_Source excerpt_:
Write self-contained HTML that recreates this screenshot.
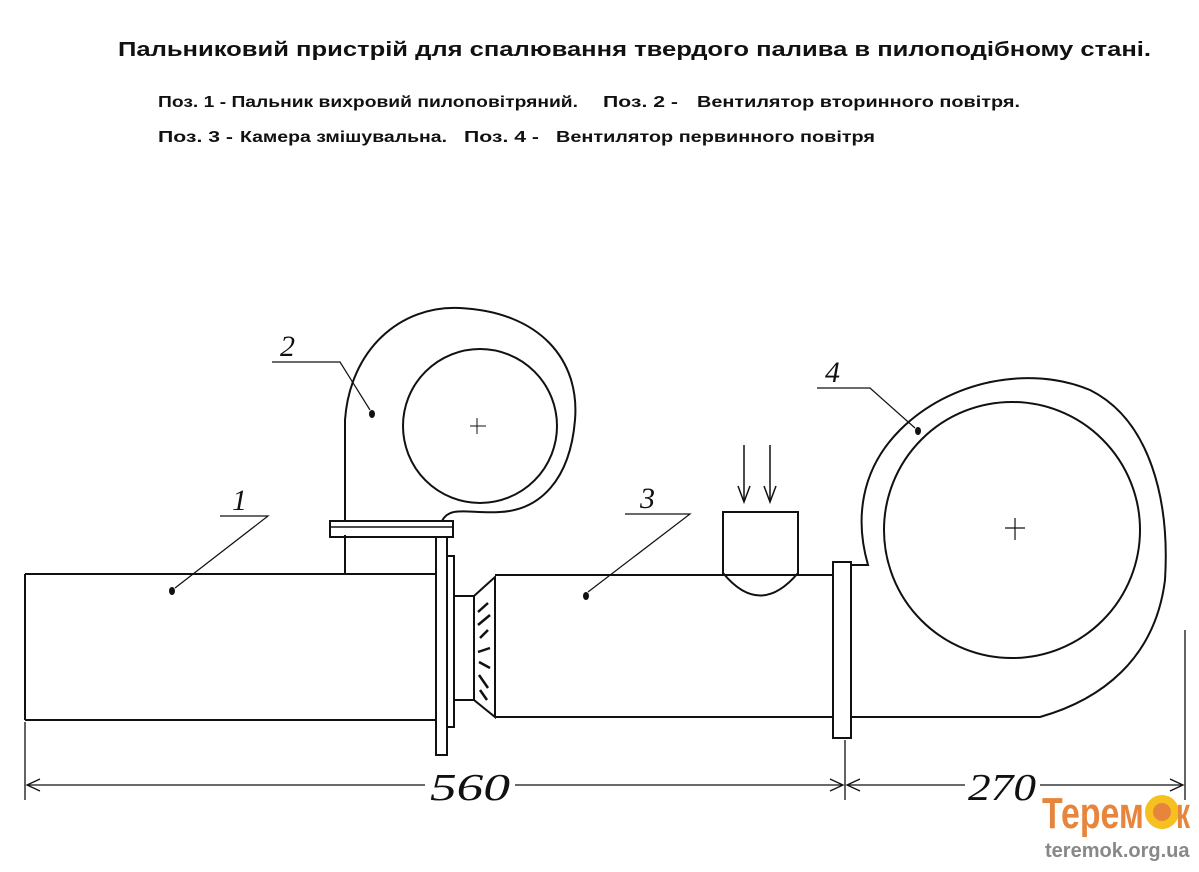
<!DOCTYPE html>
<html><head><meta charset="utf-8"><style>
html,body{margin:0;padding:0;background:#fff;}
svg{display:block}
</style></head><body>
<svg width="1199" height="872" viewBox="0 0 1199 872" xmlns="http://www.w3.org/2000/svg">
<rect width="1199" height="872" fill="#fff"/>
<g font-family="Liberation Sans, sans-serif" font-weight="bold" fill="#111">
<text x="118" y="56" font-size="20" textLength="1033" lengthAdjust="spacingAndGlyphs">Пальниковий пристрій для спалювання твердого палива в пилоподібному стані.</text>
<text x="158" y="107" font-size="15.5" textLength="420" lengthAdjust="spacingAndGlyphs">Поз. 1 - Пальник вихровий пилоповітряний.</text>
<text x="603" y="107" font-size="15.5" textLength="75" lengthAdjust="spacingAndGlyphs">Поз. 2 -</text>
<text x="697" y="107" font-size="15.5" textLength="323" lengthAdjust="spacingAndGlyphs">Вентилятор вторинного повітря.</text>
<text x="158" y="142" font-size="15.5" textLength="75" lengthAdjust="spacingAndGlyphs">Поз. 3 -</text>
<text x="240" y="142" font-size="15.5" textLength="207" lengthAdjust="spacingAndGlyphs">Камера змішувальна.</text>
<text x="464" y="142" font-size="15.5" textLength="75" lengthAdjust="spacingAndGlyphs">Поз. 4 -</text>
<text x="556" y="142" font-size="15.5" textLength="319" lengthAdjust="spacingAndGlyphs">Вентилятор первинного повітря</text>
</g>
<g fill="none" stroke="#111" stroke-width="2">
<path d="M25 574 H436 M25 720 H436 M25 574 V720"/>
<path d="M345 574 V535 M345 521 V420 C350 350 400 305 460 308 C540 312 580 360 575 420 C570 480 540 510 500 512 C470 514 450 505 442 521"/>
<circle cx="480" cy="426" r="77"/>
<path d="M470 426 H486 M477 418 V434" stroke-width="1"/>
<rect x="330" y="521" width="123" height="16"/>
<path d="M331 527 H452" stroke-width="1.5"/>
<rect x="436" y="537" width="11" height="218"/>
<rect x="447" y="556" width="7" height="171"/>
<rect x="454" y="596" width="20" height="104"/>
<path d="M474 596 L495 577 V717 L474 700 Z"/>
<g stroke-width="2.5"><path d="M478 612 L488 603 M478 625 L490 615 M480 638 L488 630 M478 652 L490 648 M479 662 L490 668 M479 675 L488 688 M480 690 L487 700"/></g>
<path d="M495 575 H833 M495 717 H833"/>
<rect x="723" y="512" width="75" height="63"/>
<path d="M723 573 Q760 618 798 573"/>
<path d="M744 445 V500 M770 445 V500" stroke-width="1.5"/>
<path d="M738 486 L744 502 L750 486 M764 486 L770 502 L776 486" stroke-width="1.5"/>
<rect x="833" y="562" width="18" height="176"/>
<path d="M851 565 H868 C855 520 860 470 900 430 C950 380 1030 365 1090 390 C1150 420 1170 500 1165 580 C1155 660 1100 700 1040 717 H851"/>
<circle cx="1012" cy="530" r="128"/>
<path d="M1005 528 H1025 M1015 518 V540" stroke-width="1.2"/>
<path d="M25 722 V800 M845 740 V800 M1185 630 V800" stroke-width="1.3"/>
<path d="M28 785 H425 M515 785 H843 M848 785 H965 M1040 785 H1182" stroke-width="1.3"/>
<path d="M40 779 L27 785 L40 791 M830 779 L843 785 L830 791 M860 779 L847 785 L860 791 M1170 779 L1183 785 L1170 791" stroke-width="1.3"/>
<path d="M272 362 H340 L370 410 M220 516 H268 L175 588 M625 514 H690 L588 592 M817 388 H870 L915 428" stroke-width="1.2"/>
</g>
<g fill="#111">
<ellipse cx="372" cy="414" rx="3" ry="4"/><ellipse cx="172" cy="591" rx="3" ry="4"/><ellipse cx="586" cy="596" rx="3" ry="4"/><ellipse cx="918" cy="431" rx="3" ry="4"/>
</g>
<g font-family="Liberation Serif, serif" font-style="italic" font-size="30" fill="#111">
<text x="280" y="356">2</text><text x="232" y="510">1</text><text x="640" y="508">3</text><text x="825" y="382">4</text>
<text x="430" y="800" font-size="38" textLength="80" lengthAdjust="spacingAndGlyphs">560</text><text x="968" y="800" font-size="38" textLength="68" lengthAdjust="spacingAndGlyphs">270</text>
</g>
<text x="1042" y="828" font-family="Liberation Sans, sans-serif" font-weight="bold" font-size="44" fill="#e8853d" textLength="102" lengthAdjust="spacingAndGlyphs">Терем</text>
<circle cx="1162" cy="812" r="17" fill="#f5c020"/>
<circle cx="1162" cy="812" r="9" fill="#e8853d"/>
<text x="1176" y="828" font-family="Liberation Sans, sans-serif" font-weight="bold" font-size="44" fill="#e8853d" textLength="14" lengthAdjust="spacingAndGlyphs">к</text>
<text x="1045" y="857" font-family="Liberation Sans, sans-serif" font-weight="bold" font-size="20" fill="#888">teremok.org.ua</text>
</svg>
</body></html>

_Exercise_:
Omit the pictures, then output the rest of the listing exactly.

_Completed task_:
Write self-contained HTML that recreates this screenshot.
<!DOCTYPE html>
<html><head><meta charset="utf-8"><style>
html,body{margin:0;padding:0;background:#fff;}
svg{display:block}
</style></head><body>
<svg width="1199" height="872" viewBox="0 0 1199 872" xmlns="http://www.w3.org/2000/svg">
<rect width="1199" height="872" fill="#fff"/>
<g font-family="Liberation Sans, sans-serif" font-weight="bold" fill="#111">
<text x="118" y="56" font-size="20" textLength="1033" lengthAdjust="spacingAndGlyphs">Пальниковий пристрій для спалювання твердого палива в пилоподібному стані.</text>
<text x="158" y="107" font-size="15.5" textLength="420" lengthAdjust="spacingAndGlyphs">Поз. 1 - Пальник вихровий пилоповітряний.</text>
<text x="603" y="107" font-size="15.5" textLength="75" lengthAdjust="spacingAndGlyphs">Поз. 2 -</text>
<text x="697" y="107" font-size="15.5" textLength="323" lengthAdjust="spacingAndGlyphs">Вентилятор вторинного повітря.</text>
<text x="158" y="142" font-size="15.5" textLength="75" lengthAdjust="spacingAndGlyphs">Поз. 3 -</text>
<text x="240" y="142" font-size="15.5" textLength="207" lengthAdjust="spacingAndGlyphs">Камера змішувальна.</text>
<text x="464" y="142" font-size="15.5" textLength="75" lengthAdjust="spacingAndGlyphs">Поз. 4 -</text>
<text x="556" y="142" font-size="15.5" textLength="319" lengthAdjust="spacingAndGlyphs">Вентилятор первинного повітря</text>
</g>
<g fill="none" stroke="#111" stroke-width="2">
<path d="M25 574 H436 M25 720 H436 M25 574 V720"/>
<path d="M345 574 V535 M345 521 V420 C350 350 400 305 460 308 C540 312 580 360 575 420 C570 480 540 510 500 512 C470 514 450 505 442 521"/>
<circle cx="480" cy="426" r="77"/>
<path d="M470 426 H486 M477 418 V434" stroke-width="1"/>
<rect x="330" y="521" width="123" height="16"/>
<path d="M331 527 H452" stroke-width="1.5"/>
<rect x="436" y="537" width="11" height="218"/>
<rect x="447" y="556" width="7" height="171"/>
<rect x="454" y="596" width="20" height="104"/>
<path d="M474 596 L495 577 V717 L474 700 Z"/>
<g stroke-width="2.5"><path d="M478 612 L488 603 M478 625 L490 615 M480 638 L488 630 M478 652 L490 648 M479 662 L490 668 M479 675 L488 688 M480 690 L487 700"/></g>
<path d="M495 575 H833 M495 717 H833"/>
<rect x="723" y="512" width="75" height="63"/>
<path d="M723 573 Q760 618 798 573"/>
<path d="M744 445 V500 M770 445 V500" stroke-width="1.5"/>
<path d="M738 486 L744 502 L750 486 M764 486 L770 502 L776 486" stroke-width="1.5"/>
<rect x="833" y="562" width="18" height="176"/>
<path d="M851 565 H868 C855 520 860 470 900 430 C950 380 1030 365 1090 390 C1150 420 1170 500 1165 580 C1155 660 1100 700 1040 717 H851"/>
<circle cx="1012" cy="530" r="128"/>
<path d="M1005 528 H1025 M1015 518 V540" stroke-width="1.2"/>
<path d="M25 722 V800 M845 740 V800 M1185 630 V800" stroke-width="1.3"/>
<path d="M28 785 H425 M515 785 H843 M848 785 H965 M1040 785 H1182" stroke-width="1.3"/>
<path d="M40 779 L27 785 L40 791 M830 779 L843 785 L830 791 M860 779 L847 785 L860 791 M1170 779 L1183 785 L1170 791" stroke-width="1.3"/>
<path d="M272 362 H340 L370 410 M220 516 H268 L175 588 M625 514 H690 L588 592 M817 388 H870 L915 428" stroke-width="1.2"/>
</g>
<g fill="#111">
<ellipse cx="372" cy="414" rx="3" ry="4"/><ellipse cx="172" cy="591" rx="3" ry="4"/><ellipse cx="586" cy="596" rx="3" ry="4"/><ellipse cx="918" cy="431" rx="3" ry="4"/>
</g>
<g font-family="Liberation Serif, serif" font-style="italic" font-size="30" fill="#111">
<text x="280" y="356">2</text><text x="232" y="510">1</text><text x="640" y="508">3</text><text x="825" y="382">4</text>
<text x="430" y="800" font-size="38" textLength="80" lengthAdjust="spacingAndGlyphs">560</text><text x="968" y="800" font-size="38" textLength="68" lengthAdjust="spacingAndGlyphs">270</text>
</g>
<text x="1042" y="828" font-family="Liberation Sans, sans-serif" font-weight="bold" font-size="44" fill="#e8853d" textLength="102" lengthAdjust="spacingAndGlyphs">Терем</text>
<circle cx="1162" cy="812" r="17" fill="#f5c020"/>
<circle cx="1162" cy="812" r="9" fill="#e8853d"/>
<text x="1176" y="828" font-family="Liberation Sans, sans-serif" font-weight="bold" font-size="44" fill="#e8853d" textLength="14" lengthAdjust="spacingAndGlyphs">к</text>
<text x="1045" y="857" font-family="Liberation Sans, sans-serif" font-weight="bold" font-size="20" fill="#888">teremok.org.ua</text>
</svg>
</body></html>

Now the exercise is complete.